Top Aligned Labels Viewport Recommendations

  • Desktop
    • Full screen (content, detail views)
    • Short dialogs & wizard screens (not too tall)

Pros

  • Offers the most horizontal area for long labels, relative to the other options.
  • Labels can vary in length without affecting the overall presentation.
  • Labels are in close proximity to the input fields - supports scannability and quick data entry.
  • Related fields can more easily be grouped horizontally.

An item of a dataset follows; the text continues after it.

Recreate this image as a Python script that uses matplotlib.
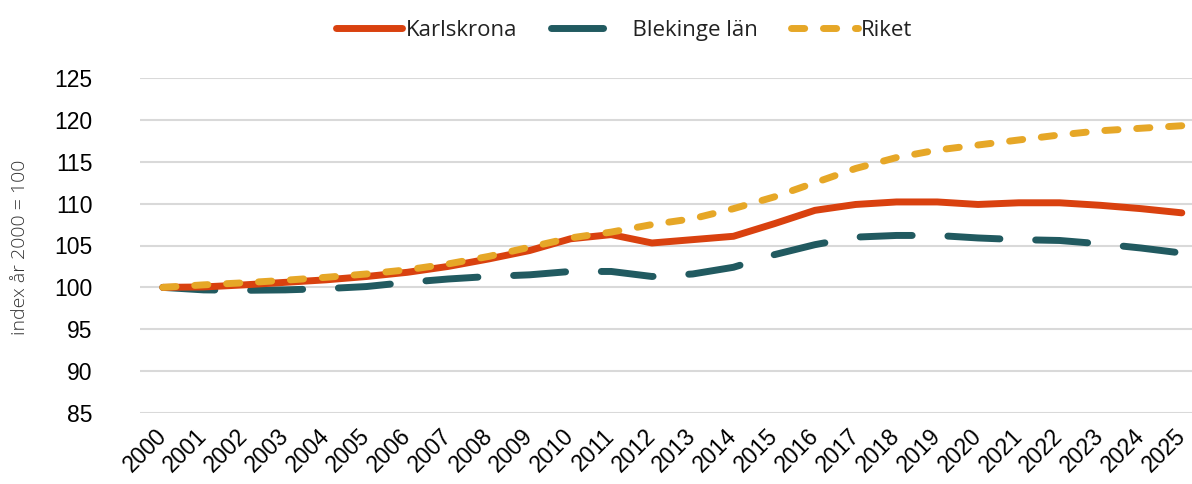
import matplotlib.pyplot as plt
import numpy as np

# data
years = [str(y) for y in range(2000, 2026)]
karlskrona = [100.0, 100.05, 100.3, 100.6, 100.9, 101.3, 101.8, 102.5, 103.4, 104.4,
              105.8, 106.3, 105.3, 105.7, 106.1, 107.6, 109.2, 109.9, 110.2, 110.2,
              109.9, 110.1, 110.1, 109.8, 109.4, 108.9]
blekinge = [100.0, 99.7, 99.65, 99.7, 99.85, 100.1, 100.6, 101.0, 101.3, 101.5,
            101.9, 101.9, 101.3, 101.6, 102.4, 103.9, 105.1, 106.0, 106.2, 106.2,
            105.9, 105.7, 105.6, 105.2, 104.7, 104.1]
riket = [100.0, 100.3, 100.55, 100.85, 101.2, 101.6, 102.1, 102.8, 103.7, 104.8,
         105.9, 106.6, 107.5, 108.2, 109.4, 110.8, 112.5, 114.2, 115.5, 116.4,
         117.0, 117.6, 118.2, 118.7, 119.0, 119.3]
yticks = [85, 90, 95, 100, 105, 110, 115, 120, 125]

c_red = '#D9410F'
c_teal = '#215A60'
c_yel = '#E6A727'

fig = plt.figure(figsize=(11.92, 4.84), dpi=100)
ax = fig.add_axes([140/1192, 1 - 413/484, 1 - 140/1192, 335/484])

x = np.arange(len(years))
lw = 5
ax.plot(x, karlskrona, color=c_red, lw=lw, solid_capstyle='round', label='Karlskrona', zorder=3)
ax.plot(x, blekinge, color=c_teal, lw=lw, dashes=(7.5, 5.15), dash_capstyle='round',
        label='  Blekinge län', zorder=2)
ax.plot(x, riket, color=c_yel, lw=lw, dashes=(1.9, 2.7), dash_capstyle='round',
        label='Riket', zorder=4)

ax.set_xlim(-0.56, 25.25)
ax.set_ylim(85, 125)
ax.set_yticks(yticks)
ax.set_xticks(x)
ax.set_xticklabels(years, rotation=45, ha='right', va='center', rotation_mode='anchor')
for lab in ax.get_xticklabels() + ax.get_yticklabels():
    lab.set_family('Liberation Sans')
    lab.set_fontsize(16.5)
ax.tick_params(axis='both', length=0)
ax.tick_params(axis='y', pad=34)
ax.tick_params(axis='x', pad=14)
ax.grid(axis='y', color='#d9d9d9', lw=1.5)
ax.set_axisbelow(True)
for s in ax.spines.values():
    s.set_visible(False)

fig.text(20/1192, 1 - 247/484, 'index år 2000 = 100', rotation=90, ha='center', va='center',
         fontsize=14, family='Open Sans', fontweight='light', color='#333333')

leg = fig.legend(loc='upper center', bbox_to_anchor=(0.5235, 1.0), ncol=3, frameon=False,
                 prop={'family': 'Open Sans', 'size': 16},
                 handlelength=3.0, handletextpad=0.15, columnspacing=1.5)
for t in leg.get_texts():
    t.set_color('#222222')

fig.savefig('out.png', dpi=100)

For example [first name] [last name]
  • The left vertical edge created by the labels allows the user to easily scan the form to gain context.

Cons

  • Requires more vertical space than the alternatives.
  • Because it’s so visually efficient, users might move too quickly through the form and potentially make data entry errors.

Right Aligned Labels

The ragged left edge makes scanning for context difficult, although the proximity between label and input aids quicker form completion.

Use Cases

  • The user is likely to understand the overall context of the form, and scannability is not a priority.
  • Completing the form quickly is a priority, but using the “top-aligned” format is not a viable solution.

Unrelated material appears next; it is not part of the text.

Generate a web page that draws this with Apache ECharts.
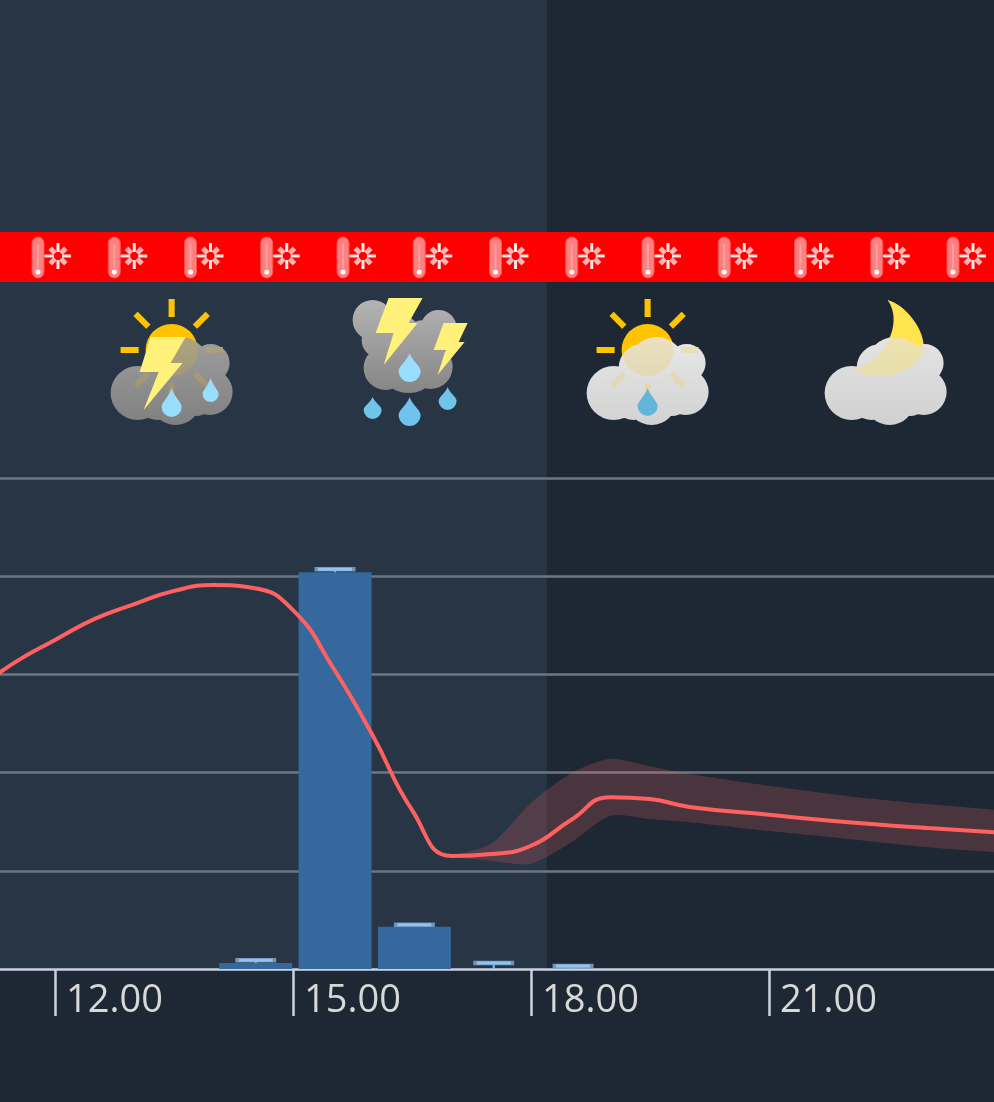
<!DOCTYPE html>
<html>
<head>
<meta charset="utf-8">
<style>
  html, body { margin: 0; padding: 0; background: #1d2834; }
  #chart { width: 994px; height: 1102px; }
</style>
<script src="https://cdn.jsdelivr.net/npm/echarts@6/dist/echarts.min.js"></script>
</head>
<body>
<div id="chart"></div>
<script>
// Hourly forecast: temperature (°C), its uncertainty band, precipitation (mm) and sky symbols.
const tempHours = [11, 11.5, 12, 12.5, 13, 13.5, 14, 14.5, 15, 15.5, 16, 16.5, 17, 17.5, 18, 18.5, 19, 19.5, 20, 21, 22, 23, 24];
const tempValues = [23.68, 24.25, 24.70, 25.13, 25.43, 25.70, 25.82, 25.76, 25.31, 24.15, 22.77, 21.24, 20.30, 20.34, 20.51, 21.03, 21.50, 21.46, 21.30, 21.14, 20.99, 20.87, 20.77];

const bandHours = [17, 17.5, 18, 18.5, 19, 19.5, 20, 21, 22, 23, 24, 25];
const bandHigh = [20.30, 20.55, 21.38, 21.98, 22.28, 22.13, 21.97, 21.73, 21.52, 21.36, 21.22, 21.10];
const bandLow = [20.28, 20.20, 20.14, 20.57, 21.12, 21.05, 20.99, 20.81, 20.65, 20.48, 20.36, 20.24];

const rainHours = [14.53, 15.53, 16.53, 17.53, 18.53];
const rainValues = [0.06, 4.04, 0.43, 0, 0];
const rainMax = [0.09, 4.07, 0.45, 0.06, 0.03];

const symbolHours = [13.47, 16.47, 19.47, 22.47];
const symbolNames = ['sunThunder', 'heavyThunder', 'sunRain', 'moonCloud'];

const dayEndHour = 18.2;
const warningCount = 13;

const COLORS = {
  night: '#1d2834', day: '#273545', grid: '#6e7682', axis: '#c9d1e2', label: '#d6d9d6',
  bar: '#35689c', cap: '#8fc4f5', line: '#ff6060', band: 'rgba(255,100,100,0.2)',
  sun: '#ffc400', bolt: '#fff17a', drop: '#99ddff', dropDark: '#70c3ea', dropMid: '#62b6dc', moon: '#ffe34f'
};

function circlePath(cx, cy, r) {
  return 'M' + (cx - r) + ' ' + cy + 'a' + r + ' ' + r + ' 0 1 0 ' + (2 * r) + ' 0a' + r + ' ' + r + ' 0 1 0 ' + (-2 * r) + ' 0Z';
}
function cloud(circles, top, bottom) {
  return {
    type: 'path',
    shape: { pathData: circles.map(c => circlePath(c[0], c[1], c[2])).join('') },
    style: { fill: { type: 'linear', x: 0, y: 0, x2: 0, y2: 1, colorStops: [{ offset: 0, color: top }, { offset: 1, color: bottom }] } }
  };
}
function bolt(points) {
  return { type: 'polygon', shape: { points: points }, style: { fill: COLORS.bolt } };
}
// Teardrop with its point at (cx, top) and a round belly whose lowest point is at bottom.
function drop(cx, top, bottom, r, color) {
  const cy = bottom - r;
  const d = 'M' + cx + ' ' + top +
    'C' + (cx + r * 0.25) + ' ' + (top + (cy - top) * 0.45) + ' ' + (cx + r) + ' ' + (cy - r * 0.45) + ' ' + (cx + r) + ' ' + cy +
    'A' + r + ' ' + r + ' 0 1 1 ' + (cx - r) + ' ' + cy +
    'C' + (cx - r) + ' ' + (cy - r * 0.45) + ' ' + (cx - r * 0.25) + ' ' + (top + (cy - top) * 0.45) + ' ' + cx + ' ' + top + 'Z';
  return { type: 'path', shape: { pathData: d }, style: { fill: color } };
}
// Sun with eight rays; the opacity lets the same shape glow faintly through a cloud.
function sun(opacity) {
  const cy = -10, parts = [];
  for (let i = 0; i < 8; i++) {
    const a = i * Math.PI / 4, c = Math.cos(a), s = Math.sin(a);
    parts.push({ type: 'line', shape: { x1: 33 * c, y1: cy + 33 * s, x2: 51 * c, y2: cy + 51 * s }, style: { stroke: COLORS.sun, lineWidth: 6, opacity: opacity } });
  }
  parts.push({ type: 'circle', shape: { cx: 0, cy: cy, r: 26 }, style: { fill: COLORS.sun, opacity: opacity } });
  return parts;
}
function moon(opacity) {
  return { type: 'path', shape: { pathData: 'M2 -60C20 -55 40 -30 38 -10C35 10 -5 25 -32 10C-5 5 20 -35 2 -60Z' }, style: { fill: COLORS.moon, opacity: opacity } };
}
const cloudShape = [[-34, 33, 27], [38, 32, 23], [39, 3, 19], [9, 5, 28], [4, 40, 25], [-5, 8, 24], [-5, 25, 30], [-14, 38, 22], [24, 36, 20]];
const stormShape = [[-37, -40, 20], [-30, -20, 18], [29, -32, 18], [-1, 0, 33], [-24, 8, 22], [21, 7, 22], [-12, -22, 24], [14, -18, 22]];

const symbolDrawers = {
  sunThunder: () => sun(1).concat([cloud(cloudShape, '#9e9e9e', '#808080')], sun(0.18), [
    bolt([[-21, -23], [14, -23], [-1, 3], [11, 3], [-28, 50], [-13, 12], [-32, 12]]),
    drop(0, 28, 57, 10, COLORS.drop),
    drop(39, 18, 42, 8, COLORS.drop)
  ]),
  heavyThunder: () => [
    cloud(stormShape, '#b4b4b4', '#858585'),
    bolt([[-21, -62], [13, -62], [-1, -37], [8, -37], [-26, 5], [-16, -27], [-34, -27]]),
    bolt([[34, -37], [58, -37], [49, -18], [55, -18], [28, 15], [36, -10], [24, -10]]),
    drop(0, -7, 22, 11, COLORS.drop),
    drop(-37, 37, 59, 9, COLORS.dropDark),
    drop(0, 37, 66, 11, COLORS.dropDark),
    drop(38, 27, 50, 9, COLORS.dropDark)
  ],
  sunRain: () => sun(1).concat([cloud(cloudShape, '#e8e8e8', '#d2d2d2')], sun(0.18), [
    drop(0, 28, 56, 10, COLORS.dropMid)
  ]),
  moonCloud: () => [moon(1), cloud(cloudShape, '#e4e4e4', '#d0d0d0'), moon(0.35)]
};

// Row of warning badges along the red strip, one thermometer and one snow crystal each.
function warningBadges() {
  const items = [{ type: 'rect', shape: { x: 0, y: 232, width: 994, height: 50 }, style: { fill: '#ff0000' }, z: 10 }];
  for (let i = 0; i < warningCount; i++) {
    const x = 38 + i * 76.25, sx = x + 20, sy = 256;
    items.push({ type: 'rect', shape: { x: x - 6, y: 237, width: 12, height: 41, r: 6 }, style: { fill: '#ff8080', stroke: '#ff5050', lineWidth: 1 }, z: 11 });
    items.push({ type: 'line', shape: { x1: x, y1: 244, x2: x, y2: 268 }, style: { stroke: '#ff9c9c', lineWidth: 2 }, z: 11 });
    items.push({ type: 'circle', shape: { cx: x, cy: 272, r: 2.5 }, style: { fill: '#ffffff' }, z: 11 });
    items.push({ type: 'line', shape: { x1: x + 6, y1: sy, x2: sx - 8, y2: sy }, style: { stroke: '#ff9c9c', lineWidth: 2 }, z: 11 });
    for (let k = 0; k < 8; k++) {
      const a = k * Math.PI / 4, r = k % 2 ? 11 : 13;
      items.push({
        type: 'line',
        shape: { x1: sx + 4 * Math.cos(a), y1: sy + 4 * Math.sin(a), x2: sx + r * Math.cos(a), y2: sy + r * Math.sin(a) },
        style: { stroke: k % 2 ? '#ffb4b4' : '#ffe8e8', lineWidth: k % 2 ? 5 : 3 }, z: 11
      });
    }
  }
  return items;
}

const chart = echarts.init(document.getElementById('chart'), null, { renderer: 'canvas' });

chart.setOption({
  animation: false,
  backgroundColor: COLORS.night,
  graphic: { elements: warningBadges() },
  // The plot runs past both page edges, so the axis range is wider than what is seen.
  grid: { left: -183, right: -13, top: 478, bottom: 133, containLabel: false, outerBoundsMode: 'none' },
  xAxis: {
    type: 'value', min: 9, max: 24, interval: 3,
    axisLine: { show: true, lineStyle: { color: COLORS.axis, width: 2.5 } },
    axisTick: { show: true, length: 47, lineStyle: { color: COLORS.axis, width: 2.5 } },
    splitLine: { show: false },
    axisLabel: {
      show: true, showMinLabel: false, showMaxLabel: false,
      align: 'left', margin: 13, padding: [0, 0, 0, 11],
      fontFamily: 'Open Sans', fontSize: 38, color: COLORS.label,
      formatter: v => String(v).padStart(2, '0') + '.00'
    }
  },
  yAxis: [
    {
      type: 'value', min: 18, max: 28, interval: 2,
      axisLine: { show: false }, axisTick: { show: false }, axisLabel: { show: false },
      splitLine: { show: true, showMinLine: false, lineStyle: { color: COLORS.grid, width: 2.5 } }
    },
    {
      type: 'value', min: 0, max: 5, interval: 1,
      axisLine: { show: false }, axisTick: { show: false }, axisLabel: { show: false },
      splitLine: { show: false }
    }
  ],
  series: [
    {
      // Daylight band reaching from the left edge up to the top of the page.
      type: 'custom', z: -1, silent: true, data: [[dayEndHour, 18]],
      renderItem: (params, api) => {
        const p = api.coord([api.value(0), api.value(1)]);
        return { type: 'rect', shape: { x: 0, y: 0, width: p[0], height: p[1] }, style: { fill: COLORS.day } };
      }
    },
    {
      type: 'bar', yAxisIndex: 1, barWidth: 73, z: 2, silent: true,
      itemStyle: { color: COLORS.bar },
      data: rainHours.map((h, i) => [h, rainValues[i]])
    },
    {
      // Upper error whisker of each precipitation bar.
      type: 'custom', yAxisIndex: 1, z: 3, silent: true,
      data: rainHours.map((h, i) => [h, rainValues[i], rainMax[i]]),
      renderItem: (params, api) => {
        const lo = api.coord([api.value(0), api.value(1)]);
        const hi = api.coord([api.value(0), api.value(2)]);
        return {
          type: 'group',
          children: [
            { type: 'line', shape: { x1: lo[0], y1: lo[1], x2: hi[0], y2: hi[1] }, style: { stroke: COLORS.cap, lineWidth: 2 } },
            { type: 'line', shape: { x1: hi[0] - 20.5, y1: hi[1], x2: hi[0] + 20.5, y2: hi[1] }, style: { stroke: '#6f93b8', lineWidth: 4.5 } },
            { type: 'line', shape: { x1: hi[0] - 17, y1: hi[1], x2: hi[0] + 17, y2: hi[1] }, style: { stroke: COLORS.cap, lineWidth: 3 } }
          ]
        };
      }
    },
    {
      // Temperature uncertainty band, drawn as one closed outline.
      type: 'custom', z: 3, silent: true,
      data: bandHours.map((h, i) => [h, bandLow[i], bandHigh[i]]),
      renderItem: (params, api) => {
        if (params.dataIndex !== 0) return null;
        const upper = bandHours.map((h, i) => api.coord([h, bandHigh[i]]));
        const lower = bandHours.map((h, i) => api.coord([h, bandLow[i]])).reverse();
        return { type: 'polygon', shape: { points: upper.concat(lower), smooth: 0.25 }, style: { fill: COLORS.band } };
      }
    },
    {
      type: 'line', z: 4, silent: true, showSymbol: false, smooth: 0.5,
      lineStyle: { color: COLORS.line, width: 4 },
      data: tempHours.map((h, i) => [h, tempValues[i]])
    },
    {
      // Sky symbols, one every three hours, on a fixed row above the plot.
      type: 'custom', z: 5, silent: true,
      data: symbolHours.map(h => [h, 18]),
      renderItem: (params, api) => {
        const p = api.coord([api.value(0), api.value(1)]);
        return { type: 'group', x: p[0], y: 360, children: symbolDrawers[symbolNames[params.dataIndex]]() };
      }
    }
  ]
});
</script>
</body>
</html>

Ideal for the Following Viewports

Right Aligned Labels Viewport Recommendations

  • Desktop
    • Suitable for modal dialogues and wizards.
    • Full screen views: Ensure that there is sufficient margin to the left of the form labels to accommodate most labels.
  • Tablet
    • Ensure that there is sufficient margin to the left of the form labels to accommodate most labels.
  • Mobile
    • To accommodate mobile viewports, right-aligned labels should be responsive by adjusting to a top-aligned layout.

Pros

  • Good for layouts with more horizontal space than vertical.
  • Supports (western), left to right reading, between label and field.
  • The label and the field are in close proximity, allowing the user to traverse quickly.
  • The vertical margin between all the labels and inputs might aid scanning in long forms.
  • Generally requires less vertical real estate, than top aligned form labels.

Cons

  • The irregular, ragged left edge of form labels makes this presentation visually busy and more difficult to scan.
  • Does not offer lots of horizontal real estate for long labels, therefore is less suitable for internationalization needs.
  • Long labels need to wrap to a second line, increasing vertical height and/or disrupting the order of the presentation.

Left-aligned labels

The strong vertical edge helps users to scan for context, although the distance between label and input might slow users down.

Left Aligned Labels

Use Cases

  • The user is presented with unfamiliar content, and would benefit from scanning the form to understand the overall context.
  • The user needs to provide a well considered response - providing data related to critical or complex tasks.
  • It’s more important that the user pay close attention to the form material, rather than completing it quickly.

Ideal for the Following Viewports

Right Aligned Labels Viewport Recommendations

  • Desktop
    • Preferable for modals and wizards.
    • Full screen views: User needs to be able to make the visual connection between the label and the input; ensure that there isn’t too much space between these elements.
  • Mobile
    • To accommodate mobile viewports, left-aligned labels should be responsive by adjusting to a top-aligned layout.

Pros

  • Distance between labels and inputs might slow users down. Good for unfamiliar content or forms in which well considered responses are necessary.
  • Users can easily scan the left edge to read the labels and understand the larger context of the form. Good for unfamiliar content.
  • Generally requires less vertical real estate than top-aligned form labels.
  • Supports (western), left to right reading between label and field.
  • Good for layouts with more horizontal space than vertical.